Kerry is a long-time volunteer with palliative care services in her community. With the distances and difficulty of travel that some palliative care patients may face, she is glad to be part of a team that works to support patients who want to die at home. While every effort is made to provide all patients with the same level of support as they need it, Kerry has noticed that some patients and families seem to get a bit more in terms of members of the team going the “extra mile” to ensure that a medication is delivered or staying longer at the home. Most troubling for Kerry is the fact that this seemed to happen for the biggest health care fundraiser in the community, while a relative newcomer to the community seemed to get less of this type of attention. Kerry isn’t sure about whether and how to raise this as an issue with the broader team.
What assumptions, questions, and/or examples come to mind in relation to this case?
What do you identify as the ethics issues in this case?
What would you say to Kerry if she asked you what she should do? Why, and what values are you using to support this approach?

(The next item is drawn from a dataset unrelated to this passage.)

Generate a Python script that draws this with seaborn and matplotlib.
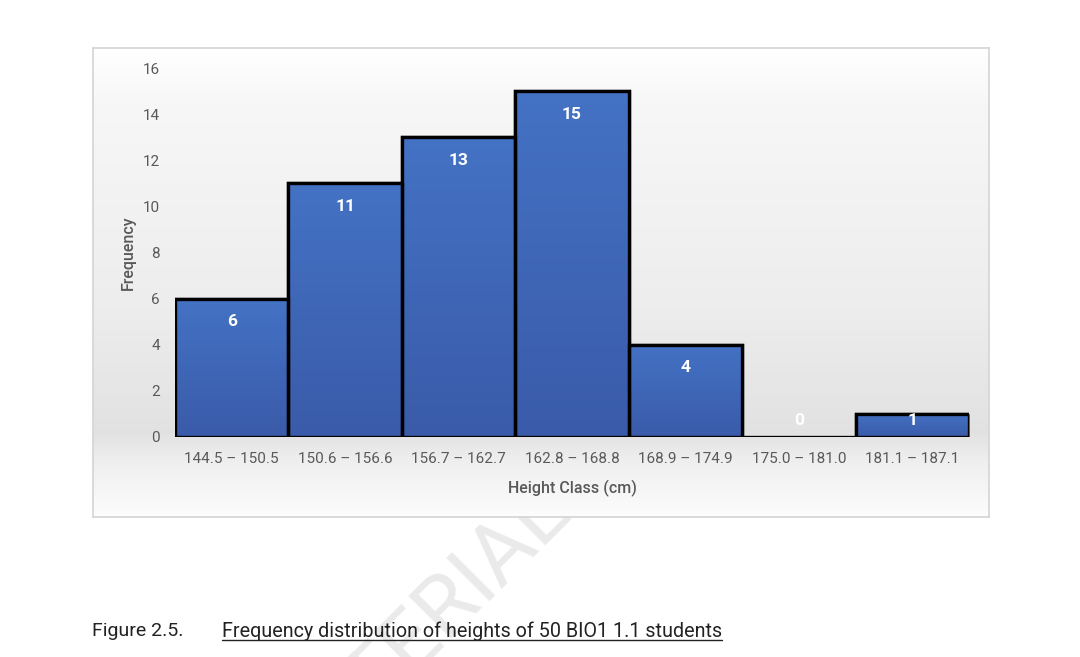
import numpy as np
import pandas as pd
import matplotlib
matplotlib.use("Agg")
import matplotlib.pyplot as plt
from matplotlib.patches import Rectangle
from matplotlib.lines import Line2D
from matplotlib.colors import LinearSegmentedColormap
import seaborn as sns

# ---- data ----
height_classes = ["144.5 – 150.5", "150.6 – 156.6", "156.7 – 162.7", "162.8 – 168.8",
                  "168.9 – 174.9", "175.0 – 181.0", "181.1 – 187.1"]
frequencies = [6, 11, 13, 15, 4, 0, 1]
y_ticks = [0, 2, 4, 6, 8, 10, 12, 14, 16]

sns.set_theme(style="white")
plt.rcParams['font.family'] = ['Roboto', 'DejaVu Sans']

W, H = 1080, 657
fig = plt.figure(figsize=(W / 100, H / 100), dpi=100)
fig.patch.set_facecolor("white")

# watermark (behind chart box)
fig.text(572 / W, 1 - 512 / H, "MATERIAL", fontsize=62, color="#eaeaea",
         rotation=45, ha="right", va="baseline", rotation_mode="anchor",
         zorder=0, family=['Roboto'])

# chart box with vertical gradient background
bx0, bx1, by0, by1 = 93, 989, 48, 517
bg_ax = fig.add_axes([bx0 / W, 1 - by1 / H, (bx1 - bx0) / W, (by1 - by0) / H], zorder=1)
stops = [(0.0, (1.0, 1.0, 1.0)), (0.12, (0.965, 0.968, 0.965)), (0.55, (0.93, 0.93, 0.93)),
         (0.82, (0.885, 0.885, 0.885)), (0.88, (0.935, 0.935, 0.935)), (1.0, (0.99, 0.99, 0.99))]
cmap_bg = LinearSegmentedColormap.from_list("bg", stops)
grad = np.linspace(0, 1, 256).reshape(-1, 1)
bg_ax.imshow(grad, cmap=cmap_bg, aspect="auto", extent=[0, 1, 1, 0], vmin=0, vmax=1)
bg_ax.set_xlim(0, 1); bg_ax.set_ylim(1, 0)
bg_ax.set_xticks([]); bg_ax.set_yticks([])
for s in bg_ax.spines.values():
    s.set_color("#d4d4d4"); s.set_linewidth(1.2)

# main axes
ax_l, ax_r, ax_b, ax_t = 175, 969, 437, 68
ax = fig.add_axes([ax_l / W, 1 - ax_b / H, (ax_r - ax_l) / W, (ax_b - ax_t) / H], zorder=2)
ax.patch.set_alpha(0)

df = pd.DataFrame({"cls": height_classes, "freq": frequencies})
sns.barplot(data=df, x="cls", y="freq", ax=ax, color="#3d63b3", width=1.0,
            edgecolor="black", linewidth=2.4, saturation=1)
ax.set_xlim(-0.5, len(height_classes) - 0.5)
ax.set_ylim(0, 16)

# gradient fill inside bars
cmap_bar = LinearSegmentedColormap.from_list("bar", ["#3a5ba9", "#4472c4"])
for p in list(ax.patches):
    x0, w, h = p.get_x(), p.get_width(), p.get_height()
    if h <= 0:
        continue
    im = ax.imshow(np.linspace(0, 1, 128).reshape(-1, 1), cmap=cmap_bar, aspect="auto",
                   extent=[x0, x0 + w, 0, h], origin="lower", zorder=p.get_zorder() + 0.1)
    im.set_clip_path(p)
    outline = Rectangle((x0, 0), w, h, fill=False, edgecolor="black", linewidth=2.4,
                        zorder=p.get_zorder() + 0.2)
    ax.add_patch(outline)
ax.set_xlim(-0.5, len(height_classes) - 0.5)
ax.set_ylim(0, 16)

# value labels
for i, v in enumerate(frequencies):
    ax.text(i, max(v - 1.0, 0.72), str(v), ha="center", va="center", color="white",
            fontsize=12.5, fontweight="bold", zorder=10)

ax.set_yticks(y_ticks)
ax.set_yticklabels([str(t) for t in y_ticks])
ax.tick_params(axis="y", length=0, pad=11, labelsize=11, labelcolor="#595959")
ax.tick_params(axis="x", length=0, pad=11, labelsize=11, labelcolor="#595959")
for s in ax.spines.values():
    s.set_visible(False)
ax.set_xlabel("Height Class (cm)", fontsize=11.5, color="#595959", labelpad=10,
              fontweight="medium")
ax.set_ylabel("Frequency", fontsize=11.5, color="#595959", labelpad=5, fontweight="medium")
ax.grid(False)

# caption
fig.text(92 / W, 1 - 631 / H, "Figure 2.5.", fontsize=14, color="#222222",
         ha="left", va="center", family=['Roboto'])
cap = fig.text(222 / W, 1 - 631 / H, "Frequency distribution of heights of 50 BIO1 1.1 students",
               fontsize=14.25, color="#222222", ha="left", va="center", family=['Roboto'])
fig.canvas.draw()
bb = cap.get_window_extent(fig.canvas.get_renderer())
uy = (bb.y0 + 1) / H
fig.add_artist(Line2D([bb.x0 / W, bb.x1 / W], [uy, uy], color="#222222", linewidth=1.0,
                      transform=fig.transFigure))

fig.savefig("out.png", dpi=100)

Castleden, H, V. Crooks, N. Schuurman, N. Hanlon. 2010. “It’s not necessarily the distance on the map …”: Using place as an analytic tool to elucidate geographic issues central to rural palliative care.” Health & Place 16 284-290.
Crooks V, H Castleden, N Hanlon, N Schuurman. 2011. ‘Heated political dynamics exist…’: Examining the politics of palliative care in rural British Columbia, Canada. Palliative Medicine 25(1): 26-35.
Pesut B, Bottorff, Robinson C. 2011. Be known, be available, be mutual; a qualitative ethical analysis of social values in rural palliative care. BMC Medical Ethics 12:19.